-- start of INPUT ROWS --

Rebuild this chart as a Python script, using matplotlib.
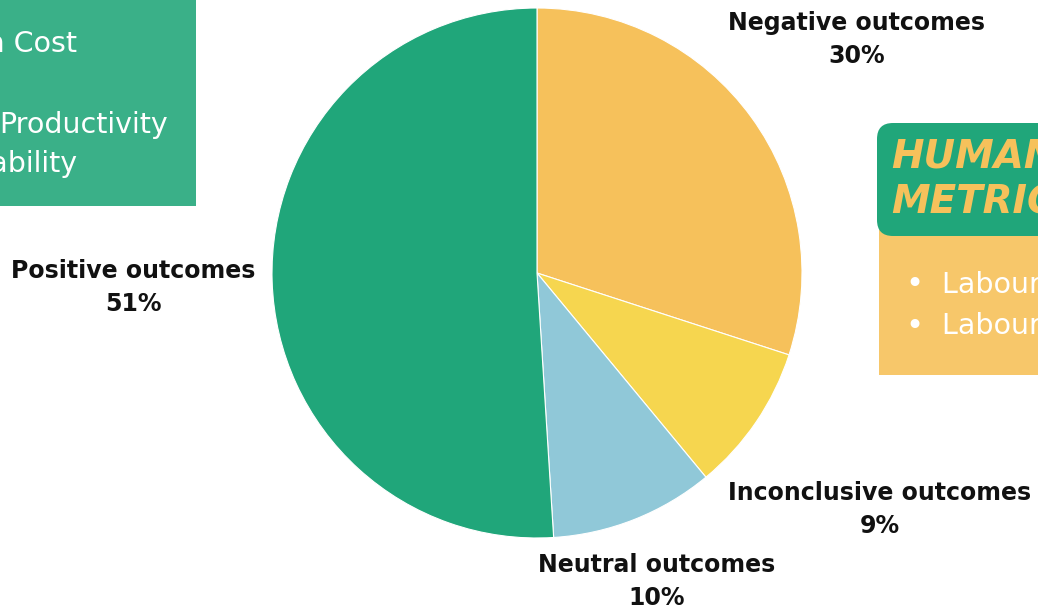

-- end of INPUT ROWS --
-- start of INPUT ROWS --

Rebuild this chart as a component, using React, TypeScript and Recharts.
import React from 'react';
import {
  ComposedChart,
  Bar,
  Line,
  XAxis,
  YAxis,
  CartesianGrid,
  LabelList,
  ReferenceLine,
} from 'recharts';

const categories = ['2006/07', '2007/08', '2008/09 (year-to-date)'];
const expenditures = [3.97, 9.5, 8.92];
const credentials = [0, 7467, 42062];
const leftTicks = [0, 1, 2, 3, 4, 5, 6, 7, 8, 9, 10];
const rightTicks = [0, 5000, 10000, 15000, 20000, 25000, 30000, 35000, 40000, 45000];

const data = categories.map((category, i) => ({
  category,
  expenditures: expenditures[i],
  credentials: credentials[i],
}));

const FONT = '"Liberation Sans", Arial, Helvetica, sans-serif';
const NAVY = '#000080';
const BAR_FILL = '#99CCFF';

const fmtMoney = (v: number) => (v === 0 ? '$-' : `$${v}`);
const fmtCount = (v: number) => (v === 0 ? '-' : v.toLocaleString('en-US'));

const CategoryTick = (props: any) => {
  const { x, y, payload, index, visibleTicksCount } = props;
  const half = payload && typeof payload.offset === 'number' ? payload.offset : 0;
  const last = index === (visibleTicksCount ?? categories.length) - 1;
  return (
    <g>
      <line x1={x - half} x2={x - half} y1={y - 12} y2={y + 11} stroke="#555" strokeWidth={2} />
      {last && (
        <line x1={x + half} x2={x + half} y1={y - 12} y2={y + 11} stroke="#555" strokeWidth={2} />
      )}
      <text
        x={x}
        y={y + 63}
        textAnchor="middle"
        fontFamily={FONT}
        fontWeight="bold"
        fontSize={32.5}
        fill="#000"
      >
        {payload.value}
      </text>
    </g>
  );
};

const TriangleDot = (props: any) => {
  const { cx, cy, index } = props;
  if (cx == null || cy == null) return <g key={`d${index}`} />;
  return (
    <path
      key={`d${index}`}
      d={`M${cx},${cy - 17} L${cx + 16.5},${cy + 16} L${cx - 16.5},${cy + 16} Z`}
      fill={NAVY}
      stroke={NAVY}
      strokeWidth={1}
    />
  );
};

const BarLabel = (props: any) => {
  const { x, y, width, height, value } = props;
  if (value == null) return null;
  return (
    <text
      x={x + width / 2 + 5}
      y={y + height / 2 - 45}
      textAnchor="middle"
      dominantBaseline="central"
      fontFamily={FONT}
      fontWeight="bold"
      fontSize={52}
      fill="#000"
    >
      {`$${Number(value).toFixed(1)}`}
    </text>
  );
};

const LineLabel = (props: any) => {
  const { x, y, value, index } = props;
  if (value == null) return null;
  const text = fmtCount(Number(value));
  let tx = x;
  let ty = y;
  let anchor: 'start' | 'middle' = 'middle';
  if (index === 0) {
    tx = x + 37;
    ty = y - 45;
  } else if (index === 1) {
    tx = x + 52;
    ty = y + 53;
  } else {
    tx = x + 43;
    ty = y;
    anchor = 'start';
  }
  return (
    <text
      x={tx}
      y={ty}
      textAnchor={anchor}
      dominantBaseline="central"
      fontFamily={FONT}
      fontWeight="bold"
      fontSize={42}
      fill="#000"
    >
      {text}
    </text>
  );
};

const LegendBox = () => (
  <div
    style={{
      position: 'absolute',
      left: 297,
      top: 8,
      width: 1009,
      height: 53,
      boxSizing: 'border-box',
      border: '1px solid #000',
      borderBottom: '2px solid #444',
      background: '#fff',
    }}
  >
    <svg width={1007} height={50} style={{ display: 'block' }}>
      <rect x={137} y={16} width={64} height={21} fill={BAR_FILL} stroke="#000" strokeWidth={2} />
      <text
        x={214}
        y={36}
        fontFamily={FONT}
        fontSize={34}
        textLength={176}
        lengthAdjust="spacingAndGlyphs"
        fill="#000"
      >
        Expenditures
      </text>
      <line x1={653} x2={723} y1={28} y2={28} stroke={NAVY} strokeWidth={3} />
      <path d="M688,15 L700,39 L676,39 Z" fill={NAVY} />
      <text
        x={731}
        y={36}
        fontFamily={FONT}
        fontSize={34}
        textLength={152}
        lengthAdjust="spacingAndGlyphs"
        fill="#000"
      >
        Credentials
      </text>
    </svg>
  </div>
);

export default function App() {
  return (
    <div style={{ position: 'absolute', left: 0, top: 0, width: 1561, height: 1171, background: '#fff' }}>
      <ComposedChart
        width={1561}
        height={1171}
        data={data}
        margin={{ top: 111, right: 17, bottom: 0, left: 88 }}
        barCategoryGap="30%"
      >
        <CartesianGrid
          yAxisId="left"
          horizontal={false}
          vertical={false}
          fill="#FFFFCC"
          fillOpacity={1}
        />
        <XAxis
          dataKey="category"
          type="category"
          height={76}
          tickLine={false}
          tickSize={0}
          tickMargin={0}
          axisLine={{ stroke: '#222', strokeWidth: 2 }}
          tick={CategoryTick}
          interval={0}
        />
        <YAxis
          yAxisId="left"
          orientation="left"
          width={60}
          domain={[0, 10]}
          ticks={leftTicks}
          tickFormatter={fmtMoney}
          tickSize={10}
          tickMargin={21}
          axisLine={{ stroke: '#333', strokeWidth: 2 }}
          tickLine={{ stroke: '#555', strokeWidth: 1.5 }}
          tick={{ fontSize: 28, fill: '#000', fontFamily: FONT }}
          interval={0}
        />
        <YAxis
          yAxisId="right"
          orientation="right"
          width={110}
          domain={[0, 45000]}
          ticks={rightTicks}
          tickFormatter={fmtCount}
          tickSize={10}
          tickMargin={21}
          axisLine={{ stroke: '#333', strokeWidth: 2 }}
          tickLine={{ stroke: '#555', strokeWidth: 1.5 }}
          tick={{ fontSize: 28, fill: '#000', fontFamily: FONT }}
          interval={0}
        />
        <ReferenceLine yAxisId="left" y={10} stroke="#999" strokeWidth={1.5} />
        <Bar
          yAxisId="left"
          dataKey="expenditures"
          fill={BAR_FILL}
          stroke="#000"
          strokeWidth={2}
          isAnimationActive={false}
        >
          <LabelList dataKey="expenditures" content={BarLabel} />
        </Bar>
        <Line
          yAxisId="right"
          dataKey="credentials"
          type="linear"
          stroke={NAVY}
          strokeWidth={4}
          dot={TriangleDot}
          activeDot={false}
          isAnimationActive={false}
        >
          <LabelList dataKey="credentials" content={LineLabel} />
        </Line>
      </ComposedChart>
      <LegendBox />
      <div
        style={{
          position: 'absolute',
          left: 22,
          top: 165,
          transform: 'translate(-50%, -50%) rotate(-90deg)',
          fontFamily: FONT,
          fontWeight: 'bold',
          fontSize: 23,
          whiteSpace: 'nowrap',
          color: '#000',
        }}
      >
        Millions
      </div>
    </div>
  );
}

-- end of INPUT ROWS --
-- start of INPUT ROWS --

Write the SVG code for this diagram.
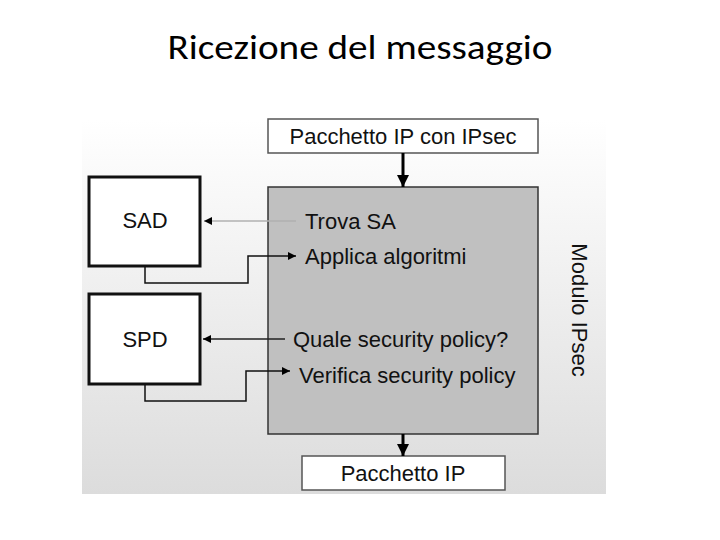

-- end of INPUT ROWS --

Out of the material above, gather each line where "this" appears.

COMPLETE OUTPUT
Rebuild this chart as a Python script, using matplotlib.
Rebuild this chart as a component, using React, TypeScript and Recharts.
Write the SVG code for this diagram.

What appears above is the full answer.